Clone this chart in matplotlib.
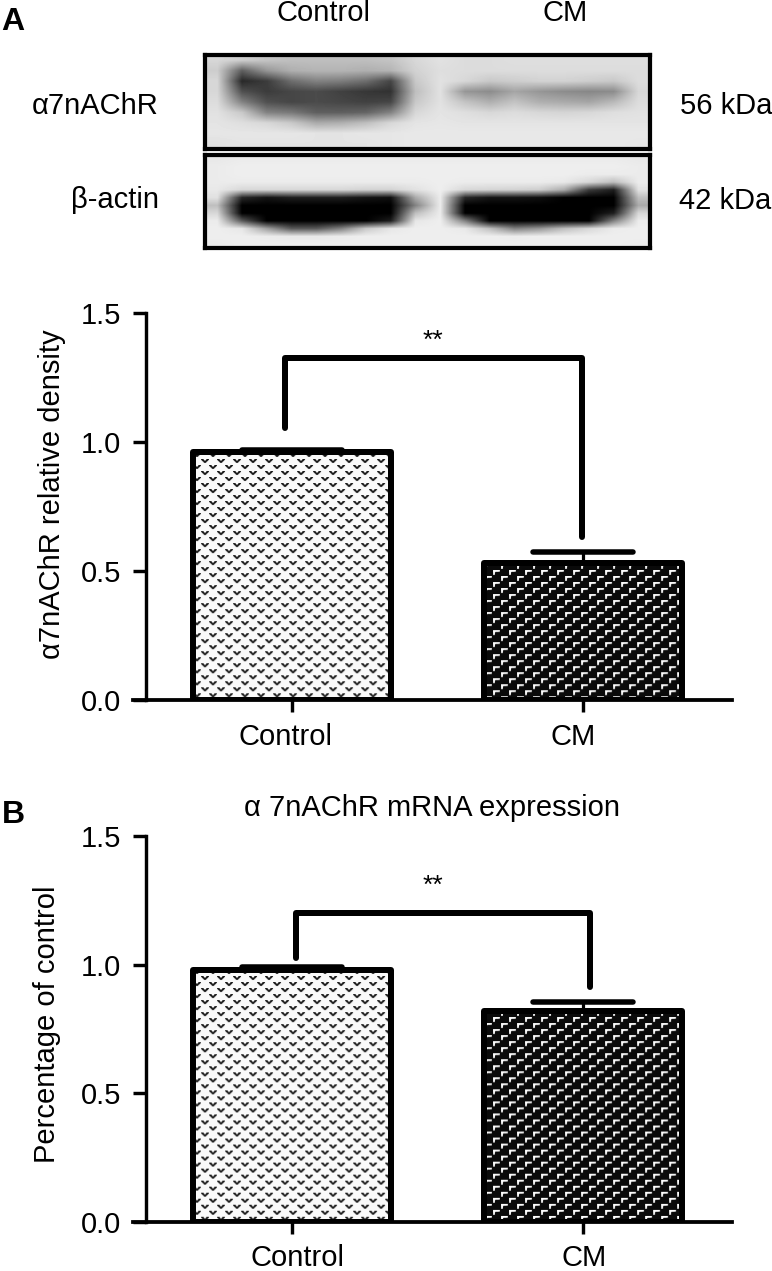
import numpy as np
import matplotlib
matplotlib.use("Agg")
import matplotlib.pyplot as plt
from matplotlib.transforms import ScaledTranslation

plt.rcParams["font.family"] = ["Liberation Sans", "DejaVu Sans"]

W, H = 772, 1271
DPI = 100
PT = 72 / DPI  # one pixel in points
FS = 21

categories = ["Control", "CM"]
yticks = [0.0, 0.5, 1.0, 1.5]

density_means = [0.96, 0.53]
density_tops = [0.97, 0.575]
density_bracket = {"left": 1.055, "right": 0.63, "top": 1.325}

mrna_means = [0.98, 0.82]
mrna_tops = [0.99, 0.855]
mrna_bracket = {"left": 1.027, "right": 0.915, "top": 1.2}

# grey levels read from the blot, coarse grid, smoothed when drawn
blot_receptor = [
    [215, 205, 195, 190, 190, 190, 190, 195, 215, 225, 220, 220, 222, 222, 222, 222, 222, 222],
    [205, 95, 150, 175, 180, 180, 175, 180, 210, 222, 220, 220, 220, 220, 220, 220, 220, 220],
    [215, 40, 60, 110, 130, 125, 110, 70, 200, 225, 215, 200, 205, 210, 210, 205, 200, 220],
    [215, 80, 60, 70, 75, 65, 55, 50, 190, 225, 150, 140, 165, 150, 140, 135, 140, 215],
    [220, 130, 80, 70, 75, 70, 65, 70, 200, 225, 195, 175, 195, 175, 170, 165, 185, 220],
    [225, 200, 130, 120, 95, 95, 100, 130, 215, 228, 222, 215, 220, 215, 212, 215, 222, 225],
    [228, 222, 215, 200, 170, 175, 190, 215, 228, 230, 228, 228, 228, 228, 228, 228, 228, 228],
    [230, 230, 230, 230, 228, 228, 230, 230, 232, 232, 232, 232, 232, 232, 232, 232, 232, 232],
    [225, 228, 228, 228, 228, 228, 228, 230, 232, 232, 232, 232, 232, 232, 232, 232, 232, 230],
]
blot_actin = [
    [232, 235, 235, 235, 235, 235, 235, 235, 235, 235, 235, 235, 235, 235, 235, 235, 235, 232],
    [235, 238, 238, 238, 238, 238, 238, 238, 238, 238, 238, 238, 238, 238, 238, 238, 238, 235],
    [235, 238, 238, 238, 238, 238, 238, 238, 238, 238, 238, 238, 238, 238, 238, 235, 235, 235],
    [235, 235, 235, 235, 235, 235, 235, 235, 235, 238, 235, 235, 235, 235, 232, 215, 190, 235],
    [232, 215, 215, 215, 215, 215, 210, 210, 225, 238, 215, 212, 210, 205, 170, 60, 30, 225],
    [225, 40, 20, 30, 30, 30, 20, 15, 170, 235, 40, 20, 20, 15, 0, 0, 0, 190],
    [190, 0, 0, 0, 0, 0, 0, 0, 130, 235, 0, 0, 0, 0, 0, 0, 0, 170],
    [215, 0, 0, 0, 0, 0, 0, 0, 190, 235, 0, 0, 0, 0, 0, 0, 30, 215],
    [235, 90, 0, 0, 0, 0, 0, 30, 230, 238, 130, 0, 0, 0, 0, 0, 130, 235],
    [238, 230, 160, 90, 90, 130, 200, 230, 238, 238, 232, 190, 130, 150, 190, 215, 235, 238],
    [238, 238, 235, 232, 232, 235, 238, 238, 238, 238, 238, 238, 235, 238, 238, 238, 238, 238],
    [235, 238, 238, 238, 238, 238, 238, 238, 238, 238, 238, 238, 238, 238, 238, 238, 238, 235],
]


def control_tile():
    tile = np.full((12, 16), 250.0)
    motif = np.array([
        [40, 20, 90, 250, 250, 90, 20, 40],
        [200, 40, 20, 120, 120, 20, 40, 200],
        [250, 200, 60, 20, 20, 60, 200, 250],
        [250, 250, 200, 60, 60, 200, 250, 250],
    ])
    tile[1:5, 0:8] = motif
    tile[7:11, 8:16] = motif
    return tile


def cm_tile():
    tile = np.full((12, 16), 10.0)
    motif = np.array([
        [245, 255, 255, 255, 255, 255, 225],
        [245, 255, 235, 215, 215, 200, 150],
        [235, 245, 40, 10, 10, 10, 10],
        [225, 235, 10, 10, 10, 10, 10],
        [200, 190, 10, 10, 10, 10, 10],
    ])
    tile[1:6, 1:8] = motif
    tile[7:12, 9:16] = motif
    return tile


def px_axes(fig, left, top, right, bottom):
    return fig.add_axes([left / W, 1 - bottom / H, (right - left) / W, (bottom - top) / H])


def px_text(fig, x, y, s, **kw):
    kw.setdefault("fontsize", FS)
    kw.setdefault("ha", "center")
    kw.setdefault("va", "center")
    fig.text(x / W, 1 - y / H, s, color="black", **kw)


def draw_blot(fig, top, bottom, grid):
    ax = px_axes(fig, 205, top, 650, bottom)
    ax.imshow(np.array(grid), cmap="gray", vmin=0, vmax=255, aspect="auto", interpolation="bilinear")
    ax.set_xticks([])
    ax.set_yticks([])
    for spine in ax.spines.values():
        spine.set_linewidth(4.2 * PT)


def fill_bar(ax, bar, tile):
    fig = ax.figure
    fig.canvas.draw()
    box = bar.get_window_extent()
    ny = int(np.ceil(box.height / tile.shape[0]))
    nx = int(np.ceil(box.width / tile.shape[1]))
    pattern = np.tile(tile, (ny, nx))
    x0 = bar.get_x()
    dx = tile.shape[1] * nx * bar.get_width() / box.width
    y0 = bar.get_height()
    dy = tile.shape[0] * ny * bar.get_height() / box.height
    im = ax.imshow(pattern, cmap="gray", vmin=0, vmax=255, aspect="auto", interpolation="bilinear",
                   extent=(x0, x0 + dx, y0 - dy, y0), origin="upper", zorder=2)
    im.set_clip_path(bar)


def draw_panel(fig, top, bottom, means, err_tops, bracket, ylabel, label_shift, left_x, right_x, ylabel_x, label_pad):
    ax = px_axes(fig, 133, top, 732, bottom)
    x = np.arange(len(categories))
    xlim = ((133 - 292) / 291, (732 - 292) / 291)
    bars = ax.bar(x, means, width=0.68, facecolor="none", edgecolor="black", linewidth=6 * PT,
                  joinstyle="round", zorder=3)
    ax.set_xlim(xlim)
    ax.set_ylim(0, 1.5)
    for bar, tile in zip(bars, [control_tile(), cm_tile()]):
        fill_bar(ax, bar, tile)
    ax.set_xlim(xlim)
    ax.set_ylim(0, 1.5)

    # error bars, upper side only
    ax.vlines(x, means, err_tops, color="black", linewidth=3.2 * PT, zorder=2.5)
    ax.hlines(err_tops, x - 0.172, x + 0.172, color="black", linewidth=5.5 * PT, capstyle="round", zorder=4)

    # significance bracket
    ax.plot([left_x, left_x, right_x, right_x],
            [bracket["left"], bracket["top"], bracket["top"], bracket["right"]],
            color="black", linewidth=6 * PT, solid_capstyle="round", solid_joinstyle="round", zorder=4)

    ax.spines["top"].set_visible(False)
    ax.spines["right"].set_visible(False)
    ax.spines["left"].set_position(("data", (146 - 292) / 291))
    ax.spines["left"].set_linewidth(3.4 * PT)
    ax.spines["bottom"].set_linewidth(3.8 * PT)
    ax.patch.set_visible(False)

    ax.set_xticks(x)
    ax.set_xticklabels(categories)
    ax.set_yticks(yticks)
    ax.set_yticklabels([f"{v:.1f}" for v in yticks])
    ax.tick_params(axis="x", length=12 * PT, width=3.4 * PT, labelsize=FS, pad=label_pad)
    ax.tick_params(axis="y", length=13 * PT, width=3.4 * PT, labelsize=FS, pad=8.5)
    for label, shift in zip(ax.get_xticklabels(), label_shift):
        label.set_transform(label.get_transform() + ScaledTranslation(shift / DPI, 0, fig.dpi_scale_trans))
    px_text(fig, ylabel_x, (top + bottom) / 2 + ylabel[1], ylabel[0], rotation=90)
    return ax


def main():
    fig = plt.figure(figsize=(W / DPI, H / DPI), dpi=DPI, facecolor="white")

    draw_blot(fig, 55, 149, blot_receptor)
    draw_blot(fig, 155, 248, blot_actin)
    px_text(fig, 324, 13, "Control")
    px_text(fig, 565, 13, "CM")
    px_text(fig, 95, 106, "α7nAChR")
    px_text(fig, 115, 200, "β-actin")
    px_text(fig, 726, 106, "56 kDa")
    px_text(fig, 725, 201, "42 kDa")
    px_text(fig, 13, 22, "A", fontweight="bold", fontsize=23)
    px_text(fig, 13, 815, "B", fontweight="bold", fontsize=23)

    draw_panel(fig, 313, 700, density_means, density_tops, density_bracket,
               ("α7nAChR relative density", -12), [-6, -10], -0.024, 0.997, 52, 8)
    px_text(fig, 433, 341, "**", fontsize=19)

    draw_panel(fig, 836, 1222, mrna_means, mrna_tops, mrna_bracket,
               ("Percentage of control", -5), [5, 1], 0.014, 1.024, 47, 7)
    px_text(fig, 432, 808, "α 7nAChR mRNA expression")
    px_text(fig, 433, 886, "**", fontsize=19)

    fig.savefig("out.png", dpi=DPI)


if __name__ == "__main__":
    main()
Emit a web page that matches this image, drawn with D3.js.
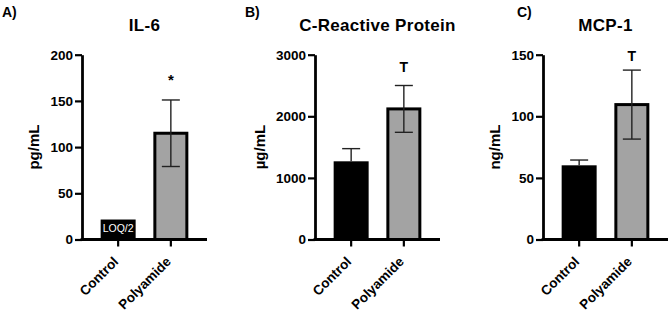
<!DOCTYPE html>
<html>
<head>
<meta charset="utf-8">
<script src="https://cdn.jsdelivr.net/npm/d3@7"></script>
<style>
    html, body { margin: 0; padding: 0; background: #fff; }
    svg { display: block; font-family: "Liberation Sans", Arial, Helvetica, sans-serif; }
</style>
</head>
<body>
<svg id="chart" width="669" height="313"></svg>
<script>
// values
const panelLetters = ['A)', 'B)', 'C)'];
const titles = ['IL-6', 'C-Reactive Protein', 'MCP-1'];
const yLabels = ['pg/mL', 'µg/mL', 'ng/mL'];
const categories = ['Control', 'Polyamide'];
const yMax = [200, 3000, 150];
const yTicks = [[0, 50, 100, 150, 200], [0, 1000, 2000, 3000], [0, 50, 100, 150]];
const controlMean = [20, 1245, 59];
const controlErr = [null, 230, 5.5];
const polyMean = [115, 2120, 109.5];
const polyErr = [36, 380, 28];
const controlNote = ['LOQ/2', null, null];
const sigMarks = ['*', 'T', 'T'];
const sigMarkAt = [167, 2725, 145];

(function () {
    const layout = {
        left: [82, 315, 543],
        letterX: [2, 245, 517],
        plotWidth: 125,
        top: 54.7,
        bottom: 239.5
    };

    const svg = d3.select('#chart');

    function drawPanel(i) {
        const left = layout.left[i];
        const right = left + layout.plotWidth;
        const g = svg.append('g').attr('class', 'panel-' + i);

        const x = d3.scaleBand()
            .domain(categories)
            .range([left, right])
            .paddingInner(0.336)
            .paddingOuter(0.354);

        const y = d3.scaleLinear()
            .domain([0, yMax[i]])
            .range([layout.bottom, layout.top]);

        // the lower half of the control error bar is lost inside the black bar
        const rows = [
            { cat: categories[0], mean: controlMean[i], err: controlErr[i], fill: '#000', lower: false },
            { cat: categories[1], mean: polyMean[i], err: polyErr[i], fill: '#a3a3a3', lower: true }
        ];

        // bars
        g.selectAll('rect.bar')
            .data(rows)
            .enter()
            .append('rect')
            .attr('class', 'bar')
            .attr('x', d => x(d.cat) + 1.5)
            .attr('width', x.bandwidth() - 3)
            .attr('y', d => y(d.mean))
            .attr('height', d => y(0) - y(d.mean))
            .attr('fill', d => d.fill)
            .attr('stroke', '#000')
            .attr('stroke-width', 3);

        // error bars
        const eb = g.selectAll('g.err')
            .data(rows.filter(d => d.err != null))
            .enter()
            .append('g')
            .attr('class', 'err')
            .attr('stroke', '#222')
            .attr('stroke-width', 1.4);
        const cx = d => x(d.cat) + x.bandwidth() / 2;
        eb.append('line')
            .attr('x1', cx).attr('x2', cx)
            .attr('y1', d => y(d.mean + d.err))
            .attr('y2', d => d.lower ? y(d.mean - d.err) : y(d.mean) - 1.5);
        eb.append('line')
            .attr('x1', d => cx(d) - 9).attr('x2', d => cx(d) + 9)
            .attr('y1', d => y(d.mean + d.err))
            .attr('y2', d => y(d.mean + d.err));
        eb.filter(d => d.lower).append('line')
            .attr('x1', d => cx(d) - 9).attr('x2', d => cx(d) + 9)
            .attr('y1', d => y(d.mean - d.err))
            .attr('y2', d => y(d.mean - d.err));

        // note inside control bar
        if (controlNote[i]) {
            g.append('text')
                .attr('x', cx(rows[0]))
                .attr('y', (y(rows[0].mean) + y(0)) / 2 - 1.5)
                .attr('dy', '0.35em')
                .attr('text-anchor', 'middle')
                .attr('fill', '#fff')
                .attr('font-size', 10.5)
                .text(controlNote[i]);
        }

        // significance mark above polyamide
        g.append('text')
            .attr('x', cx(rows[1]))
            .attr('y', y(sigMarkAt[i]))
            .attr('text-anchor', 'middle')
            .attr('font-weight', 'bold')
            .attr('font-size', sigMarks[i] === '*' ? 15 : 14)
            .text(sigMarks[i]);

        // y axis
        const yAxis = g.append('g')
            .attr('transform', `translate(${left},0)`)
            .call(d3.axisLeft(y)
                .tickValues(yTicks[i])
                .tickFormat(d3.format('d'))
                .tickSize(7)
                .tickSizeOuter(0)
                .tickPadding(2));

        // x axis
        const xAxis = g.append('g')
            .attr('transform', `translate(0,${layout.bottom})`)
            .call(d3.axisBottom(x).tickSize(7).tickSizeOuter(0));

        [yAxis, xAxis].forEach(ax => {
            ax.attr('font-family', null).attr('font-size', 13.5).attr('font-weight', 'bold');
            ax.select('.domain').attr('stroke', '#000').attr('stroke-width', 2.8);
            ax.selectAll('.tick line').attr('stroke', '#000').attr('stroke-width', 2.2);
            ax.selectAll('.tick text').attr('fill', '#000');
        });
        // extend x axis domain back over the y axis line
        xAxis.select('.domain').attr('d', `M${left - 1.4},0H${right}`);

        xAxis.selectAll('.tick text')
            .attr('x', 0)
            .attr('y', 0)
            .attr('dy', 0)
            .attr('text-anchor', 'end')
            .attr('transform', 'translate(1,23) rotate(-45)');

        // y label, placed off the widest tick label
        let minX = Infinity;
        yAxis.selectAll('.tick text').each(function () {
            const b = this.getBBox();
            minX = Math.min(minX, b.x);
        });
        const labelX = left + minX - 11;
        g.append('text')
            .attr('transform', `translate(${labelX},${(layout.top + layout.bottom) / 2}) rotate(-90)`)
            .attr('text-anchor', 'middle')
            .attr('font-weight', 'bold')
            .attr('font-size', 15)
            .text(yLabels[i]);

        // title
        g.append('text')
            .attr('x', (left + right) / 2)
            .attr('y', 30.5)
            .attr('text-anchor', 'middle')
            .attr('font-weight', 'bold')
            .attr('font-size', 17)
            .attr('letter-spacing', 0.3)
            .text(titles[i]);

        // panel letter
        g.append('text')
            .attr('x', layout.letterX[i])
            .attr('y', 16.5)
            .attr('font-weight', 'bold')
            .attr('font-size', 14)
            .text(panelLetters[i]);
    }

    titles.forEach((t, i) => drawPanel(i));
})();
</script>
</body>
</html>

To do:
The lines from the start of the data through the line that contains "yticks = [0.0, 0.5, 1.0, 1.5]" are to be returned exactly, please, with both ends included and every picture left out.

The output:
Clone this chart in matplotlib.
import numpy as np
import matplotlib
matplotlib.use("Agg")
import matplotlib.pyplot as plt
from matplotlib.transforms import ScaledTranslation

plt.rcParams["font.family"] = ["Liberation Sans", "DejaVu Sans"]

W, H = 772, 1271
DPI = 100
PT = 72 / DPI  # one pixel in points
FS = 21

categories = ["Control", "CM"]
yticks = [0.0, 0.5, 1.0, 1.5]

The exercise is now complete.